In the hills just south of San Salvador, the small colonial town of Panchimalco is preparing once again for one of the most visually stunning and spiritually meaningful celebrations in all of Central America. The Festival of Flowers and Palms, held annually on the first Sunday of May, draws visitors from across El Salvador and beyond to witness a tradition that has endured for centuries and only continues to grow in global significance.

The roots of this festival reach back long before the Spanish arrived in the Americas. Originally a pre-Columbian celebration marking the beginning of the rainy and harvest season, it was gradually woven together with Catholic devotion during the colonial era to become the layered, richly symbolic event it is today.

The people of Panchimalco, many of them descendants of the indigenous Pipil and Maya communities who settled here during the conquest, honor two patron saints, the Virgen del Rosario and the Virgen de la Concepción, through an elaborate procession that winds through the town’s steep cobblestone streets.
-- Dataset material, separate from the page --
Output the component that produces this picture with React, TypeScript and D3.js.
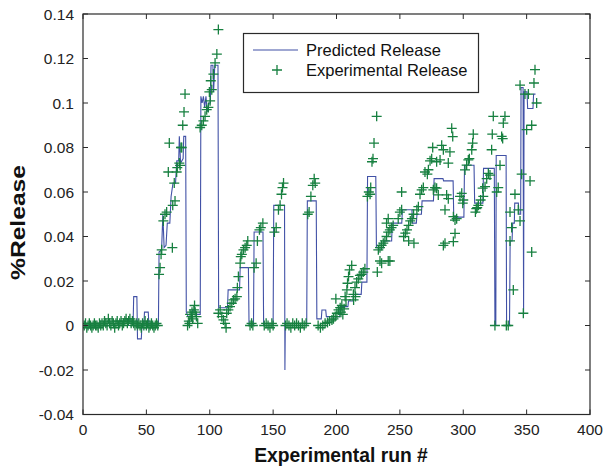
import React from "react";
import * as d3 from "d3";

// Tick values
const xTicks = [0, 50, 100, 150, 200, 250, 300, 350, 400];
const yTicks = [-0.04, -0.02, 0, 0.02, 0.04, 0.06, 0.08, 0.1, 0.12, 0.14];

// Predicted release: [run #, %release] vertices of the step-like curve
const predictedRelease: [number, number][] = [
  [0, 0], [39.5, 0], [40, 0.013], [42.5, 0.013], [43, -0.006], [46, -0.006], [46.5, 0], [48, 0],
  [48.5, 0.006], [51.5, 0.006], [52, 0], [59.5, 0], [60, 0.033], [62, 0.034], [63, 0.05], [64, 0.035],
  [65.5, 0.036], [66.5, 0.046], [68.5, 0.046], [69.5, 0.058], [71, 0.064], [73, 0.064], [74, 0.074],
  [75.5, 0.074], [76, 0.085], [77, 0.073], [79, 0.075], [79.5, 0.085], [81, 0.085], [81.5, 0.006],
  [83, 0.004], [86, 0.004], [86.5, 0.007], [88.5, 0.007], [89, 0.005], [92.5, 0.005], [93, 0.103],
  [94, 0.1], [95, 0.103], [96, 0.098], [97, 0.103], [98, 0.096], [99.5, 0.1], [100.5, 0.1], [101, 0.117],
  [102.5, 0.117], [103, 0.105], [104, 0.117], [106.5, 0.117], [107, 0.008], [114, 0.008], [114.5, 0.016],
  [123.5, 0.016], [124, 0.026], [130.5, 0.026], [131, 0], [134.5, 0], [135, 0.042], [142, 0.042],
  [142.5, 0], [150, 0], [150.5, 0.054], [159, 0.054], [159.3, -0.02], [159.6, 0], [176.5, 0], [177, 0.056],
  [184, 0.056], [184.5, 0.003], [188, 0.003], [188.5, 0.007], [191.5, 0.007], [192, 0.004], [202.5, 0.004],
  [203, 0.0085], [209, 0.0085], [209.5, 0.011], [213, 0.011], [213.5, 0.014], [219.5, 0.014], [220, 0.0195],
  [224, 0.0195], [224.5, 0.067], [231, 0.067], [231.5, 0.035], [237, 0.035], [237.5, 0.038], [243.5, 0.038],
  [244, 0.046], [251.5, 0.046], [252, 0.052], [259.5, 0.052], [260, 0.046], [263, 0.046], [263.5, 0.05],
  [267, 0.05], [267.5, 0.056], [276.5, 0.056], [277, 0.066], [284, 0.066], [284.5, 0.065], [292, 0.065],
  [292.5, 0.0487], [300.5, 0.0487], [301, 0.072], [308.5, 0.072], [309, 0.055], [315.5, 0.055], [316, 0.0706],
  [324.5, 0.0706], [325, 0], [325.7, 0], [326, 0.0764], [333.8, 0.0764], [334.2, 0], [336.5, 0], [337, 0.038],
  [338.5, 0.038], [339, 0.046], [340.3, 0.046], [340.6, 0.055], [343.5, 0.055], [344, 0.05], [345.3, 0.05],
  [345.6, 0.107], [347.2, 0.107], [347.6, 0.005], [348, 0.105], [350.3, 0.105], [350.8, 0.0975], [355, 0.0975],
  [355.5, 0.104], [357, 0.104],
];

// Experimental release: [run #, %release]
const experimentalRelease: [number, number][] = [
  [1, 0], [2, 0.001], [3, -0.001], [4, 0], [5, 0.001], [6, 0], [7, -0.001], [8, 0], [9, 0.001], [10, 0],
  [11, 0], [12, -0.001], [13, 0.001], [14, 0], [15, 0.001], [16, 0], [17, 0.002], [18, 0.001], [19, 0],
  [20, 0.003], [21, 0.001], [22, 0], [23, 0.002], [24, 0.001], [25, -0.001], [26, 0.001], [27, 0.002],
  [28, 0], [29, 0.001], [30, 0.002], [31, 0], [32, 0.001], [33, 0.002], [34, 0.003], [35, 0.001], [36, 0.002],
  [37, 0.003], [38, 0.001], [39, 0.002], [40, 0.001], [41, 0], [42, 0.001], [43, 0], [44, 0.001], [45, 0],
  [46, -0.001], [47, 0.001], [48, 0], [49, 0.002], [50, 0], [51, 0.001], [52, -0.001], [53, 0], [54, 0.001],
  [55, 0], [56, -0.001], [57, 0], [58, 0.001], [59, 0],
  [60, 0.023], [60.8, 0.026], [61.6, 0.032], [62.1, 0.034], [63.4, 0.047], [64.7, 0.05], [66, 0.051],
  [67.3, 0.069], [68.1, 0.082], [70.5, 0.035], [70.8, 0.054], [72, 0.064], [72.6, 0.056], [73.9, 0.069],
  [74.4, 0.071], [76, 0.073], [76.6, 0.072], [77.3, 0.08], [77.9, 0.08], [78.7, 0.09], [79.7, 0.096], [80.5, 0.104],
  [82.5, 0], [83.5, 0.002], [84, 0.001], [84.5, 0.005], [85.5, 0.004], [86, 0.006], [86.5, 0.003], [87.5, 0.007],
  [88, 0.009], [88.5, 0.006], [89.5, 0.004], [90.5, 0.001],
  [92.4, 0.089], [93.7, 0.09], [95, 0.092], [96.3, 0.094], [97.6, 0.097], [98.9, 0.098], [99.7, 0.105],
  [100.3, 0.101], [100.8, 0.11], [101.6, 0.106], [102.9, 0.113], [104.2, 0.118], [105.6, 0.122], [106.8, 0.133],
  [106.8, 0.0055], [108.2, 0.007], [109.5, 0.004], [110.8, 0.0025], [112.1, 0.001], [112.9, -0.001],
  [113.4, 0.0055], [114.7, 0.007], [116, 0.0085], [117.4, 0.01], [118.7, 0.0115], [120, 0.012], [121.4, 0.013],
  [121.8, 0.017], [122.6, 0.022], [124, 0.028], [124.5, 0.031], [125.3, 0.032], [126.6, 0.034], [127.9, 0.035],
  [129.2, 0.036], [130, 0.038],
  [131.8, 0], [133, 0.001], [134, 0],
  [135, 0.026], [136.6, 0.028], [137.6, 0.038], [139.2, 0.043], [140.3, 0.044], [141.9, 0.046],
  [143, 0], [144.5, 0.001], [146, 0], [147.5, -0.001], [149, 0.001], [150, 0],
  [151, 0.042], [152.4, 0.044], [154.2, 0.052], [155.5, 0.054], [156.6, 0.059], [157.4, 0.062], [158.2, 0.064],
  [159.8, 0], [161, 0.001], [162.5, 0], [164, -0.001], [165.5, 0.001], [167, 0], [168.5, 0.001], [170, 0],
  [171.5, -0.001], [173, 0.001], [174.5, 0], [176, 0.001],
  [177.3, 0.05], [178.4, 0.051], [179.8, 0.058], [181.3, 0.063], [182.4, 0.066], [183.2, 0.064],
  [185.5, 0], [187.3, -0.001], [189.2, 0], [191, 0.001], [192.9, 0.0013], [194.5, 0.002], [196.4, 0.0025],
  [197.6, 0.003], [199, 0.004], [199.5, 0.012], [200.3, 0.0055], [201.6, 0.007], [202.9, 0.008], [203.5, 0.006],
  [204.2, 0.009], [205, 0.005], [206, 0.0075],
  [206.8, 0.013], [207.5, 0.0115], [208.2, 0.016], [208.7, 0.019], [209.5, 0.022], [210.3, 0.025], [212, 0.027],
  [213.3, 0.014], [213.5, 0.0115], [214.6, 0.017], [215, 0.013], [215.9, 0.0195], [217.2, 0.021], [218.5, 0.0225],
  [219.8, 0.023], [221.1, 0.024], [222.4, 0.0255],
  [224.4, 0.058], [225.5, 0.06], [226.5, 0.059], [227, 0.062], [228, 0.0736], [228.8, 0.075], [229.6, 0.082],
  [231.7, 0.094], [232.2, 0.024],
  [233, 0.034], [234.3, 0.035], [234.3, 0.029], [235.6, 0.036], [235.6, 0.028], [236.9, 0.037], [238.2, 0.038],
  [239.5, 0.04], [239.5, 0.046], [240.8, 0.042], [240.8, 0.029], [240.8, 0.048], [242.1, 0.043], [242.1, 0.029],
  [243.4, 0.044], [244.7, 0.045], [248.7, 0.048], [250, 0.051], [251.4, 0.052], [251.4, 0.06],
  [253, 0.04], [254.3, 0.0415], [255.6, 0.043], [256.9, 0.045], [256.9, 0.038], [258.2, 0.047], [259.5, 0.048],
  [260.8, 0.05], [261.1, 0.037], [263.4, 0.052], [264.6, 0.0534],
  [265.9, 0.059], [267.2, 0.061], [268.5, 0.062], [269.8, 0.069], [271.7, 0.068], [272.5, 0.07], [273.8, 0.074],
  [275.1, 0.075], [275.9, 0.08],
  [276.4, 0.061], [277.7, 0.062], [279, 0.0617], [279, 0.0736], [280.3, 0.0587], [281.7, 0.0744], [283, 0.081],
  [284.3, 0.079], [284.3, 0.036], [285.6, 0.052], [285.6, 0.037], [286.9, 0.0587], [288.2, 0.057], [288.2, 0.073],
  [289.5, 0.078], [290.9, 0.0886], [291.7, 0.0849], [292.2, 0.0489], [292.2, 0.0377], [293.5, 0.0474],
  [293.5, 0.0414], [294.8, 0.048], [297.4, 0.058], [298.8, 0.0594], [299.6, 0.055], [300, 0.0564],
  [301.4, 0.0699], [302.7, 0.0721], [304, 0.0744], [304.8, 0.075],
  [306.7, 0.079], [307.4, 0.082], [307.9, 0.086], [309.6, 0.051], [310.3, 0.0525], [311, 0.053], [311.9, 0.054],
  [313.7, 0.0564], [315.3, 0.0617], [315.8, 0.058], [317.2, 0.0624], [318.5, 0.066], [319.8, 0.0684],
  [321.1, 0.0676], [322.4, 0.079], [322.9, 0.086], [323.7, 0.094], [325, 0], [326.4, 0.06], [327.6, 0.062],
  [329, 0.072], [330.3, 0.085], [331.1, 0.084], [331.6, 0.091], [332.9, 0.094], [334, 0], [335.5, 0],
  [336.9, 0.038], [336.9, 0.051], [338.2, 0.044], [339.5, 0.016], [340.8, 0.059], [343.4, 0.052], [344.8, 0.047],
  [344.8, 0.108], [346.1, 0.068], [347.4, 0.0055], [348.7, 0.104], [350, 0.088], [351.4, 0.104], [352.7, 0.065],
  [354, 0.09], [354, 0.033], [355.8, 0.109], [356.6, 0.115], [357.9, 0.1],
];

const legendLabels = ["Predicted Release", "Experimental Release"];

const W = 612;
const H = 470;
const LINE_COLOR = "#4151A6";
const MARK_COLOR = "#178040";
const AXIS_COLOR = "#2a2a2a";
const FONT = "'Liberation Sans', Arial, Helvetica, sans-serif";

function fmtY(v: number): string {
  const r = Math.round(v * 100) / 100;
  return String(r);
}

export default function App() {
  const x = d3.scaleLinear().domain([0, 400]).range([83, 590]);
  const y = d3.scaleLinear().domain([-0.04, 0.14]).range([414.5, 14]);
  const [x0, x1] = x.range();
  const [yb, yt] = y.range();

  const line = d3
    .line<[number, number]>()
    .x((d) => x(d[0]))
    .y((d) => y(d[1]));

  const tickLen = 5;
  const arm = 5;

  const plus = (cx: number, cy: number, key: React.Key) => (
    <path
      key={key}
      d={`M${cx - arm},${cy}H${cx + arm}M${cx},${cy - arm}V${cy + arm}`}
      stroke={MARK_COLOR}
      strokeWidth={1.3}
      fill="none"
    />
  );

  return (
    <svg
      width={W}
      height={H}
      viewBox={`0 0 ${W} ${H}`}
      style={{ position: "absolute", left: 0, top: 0, background: "#fff" }}
    >
      <rect x={0} y={0} width={W} height={H} fill="#fff" />
      <defs>
        <clipPath id="plotClip">
          <rect x={x0} y={yt} width={x1 - x0} height={yb - yt} />
        </clipPath>
      </defs>

      {/* data */}
      <g clipPath="url(#plotClip)">
        <path d={line(predictedRelease) || ""} fill="none" stroke={LINE_COLOR} strokeWidth={1.1} />
        {experimentalRelease.map((d, i) => plus(x(d[0]), y(d[1]), i))}
      </g>

      {/* frame */}
      <rect x={x0} y={yt} width={x1 - x0} height={yb - yt} fill="none" stroke={AXIS_COLOR} strokeWidth={1.2} />

      {/* x ticks */}
      {xTicks.map((t) => (
        <g key={`xt${t}`}>
          <line x1={x(t)} x2={x(t)} y1={yb} y2={yb - tickLen} stroke={AXIS_COLOR} strokeWidth={1} />
          <line x1={x(t)} x2={x(t)} y1={yt} y2={yt + tickLen} stroke={AXIS_COLOR} strokeWidth={1} />
          <text
            x={x(t)}
            y={434.5}
            textAnchor="middle"
            fontFamily={FONT}
            fontSize={15.5}
            fill="#222"
          >
            {t}
          </text>
        </g>
      ))}

      {/* y ticks */}
      {yTicks.map((t) => (
        <g key={`yt${t}`}>
          <line x1={x0} x2={x0 + tickLen} y1={y(t)} y2={y(t)} stroke={AXIS_COLOR} strokeWidth={1} />
          <line x1={x1} x2={x1 - tickLen} y1={y(t)} y2={y(t)} stroke={AXIS_COLOR} strokeWidth={1} />
          <text
            x={74}
            y={y(t) + 5.5}
            textAnchor="end"
            fontFamily={FONT}
            fontSize={15.5}
            fill="#222"
          >
            {fmtY(t)}
          </text>
        </g>
      ))}

      {/* axis labels */}
      <text
        x={341}
        y={461.5}
        textAnchor="middle"
        fontFamily={FONT}
        fontWeight="bold"
        fontSize={19.3}
        fill="#111"
      >
        Experimental run #
      </text>
      <text
        transform={`translate(25,222.5) rotate(-90)`}
        textAnchor="middle"
        fontFamily={FONT}
        fontWeight="bold"
        fontSize={20}
        fill="#111"
        textLength={115}
        lengthAdjust="spacingAndGlyphs"
      >
        %Release
      </text>

      {/* legend */}
      <g>
        <rect x={243.5} y={33.5} width={235} height={59} fill="#fff" stroke={AXIS_COLOR} strokeWidth={1.2} />
        <line x1={253} x2={298} y1={50} y2={50} stroke={LINE_COLOR} strokeWidth={1.1} />
        {plus(277, 70, "legplus")}
        <text x={306} y={55.5} fontFamily={FONT} fontSize={16.5} fill="#111">
          {legendLabels[0]}
        </text>
        <text x={306} y={75.5} fontFamily={FONT} fontSize={16.5} fill="#111">
          {legendLabels[1]}
        </text>
      </g>
    </svg>
  );
}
From the early morning hours, the community comes together to prepare coconut palm fronds, carefully stripping the branches and threading vivid fresh flowers through them to create towering, colorful displays. Elderly residents pass down this intricate craft to younger generations, and schoolchildren participate alongside their families, ensuring that the knowledge and the love for the tradition travel forward in time.

By afternoon, young women dressed in traditional handwoven costumes carry the flower-adorned altars through the streets, while a troupe of male dancers performs the Danza de Moros y Cristianos, a dramatic religious dance-drama rooted in the Spanish Reconquest.

The procession builds toward a final Mass, accompanied throughout by live music, prayers, the scent of incense, and the crackle of handmade fireworks. Beyond the procession itself, the weekend transforms Panchimalco into a full cultural celebration.

Traditional foods made with corn, rice, cocoa, and local herbs are prepared and shared, and the town’s streets come alive with folk dances, music, and the launching of handmade balloons into the sky. The festival’s spiritual core is undeniable, but even visitors without religious ties find themselves moved by the community energy and the sheer beauty of the colors on display.

The 2026 edition carries particular weight. In 2025, UNESCO formally inscribed the Festival of Flowers and Palms onto its Representative List of the Intangible Cultural Heritage of Humanity, the first time any Salvadoran cultural tradition has received this distinction. That recognition has placed Panchimalco on the global cultural map in a way it has never been before, and international curiosity is at an all-time high.

Adding to that momentum is El Salvador’s remarkable transformation as a tourism destination. The country welcomed a record 4.1 million international visitors in 2025, and early figures from 2026 suggest that number is on track to be surpassed. Much of that growth has been fueled by dramatic security improvements: the homicide rate has fallen to historic lows, the U.S. State Department has significantly upgraded its travel advisory for the country, and tourists who once avoided El Salvador entirely are now arriving from across the Americas and Europe. Dedicated tourist police now operate along key cultural routes, including the areas surrounding Panchimalco, giving both local organizers and visiting attendees added confidence.

For a festival that has always thrived on community and openness, this new era of accessibility and international interest could make the 2026 edition its most attended and celebrated yet. Panchimalco has long known that its traditions endure because its people choose to carry them forward, now, the rest of the world is finally showing up to witness it.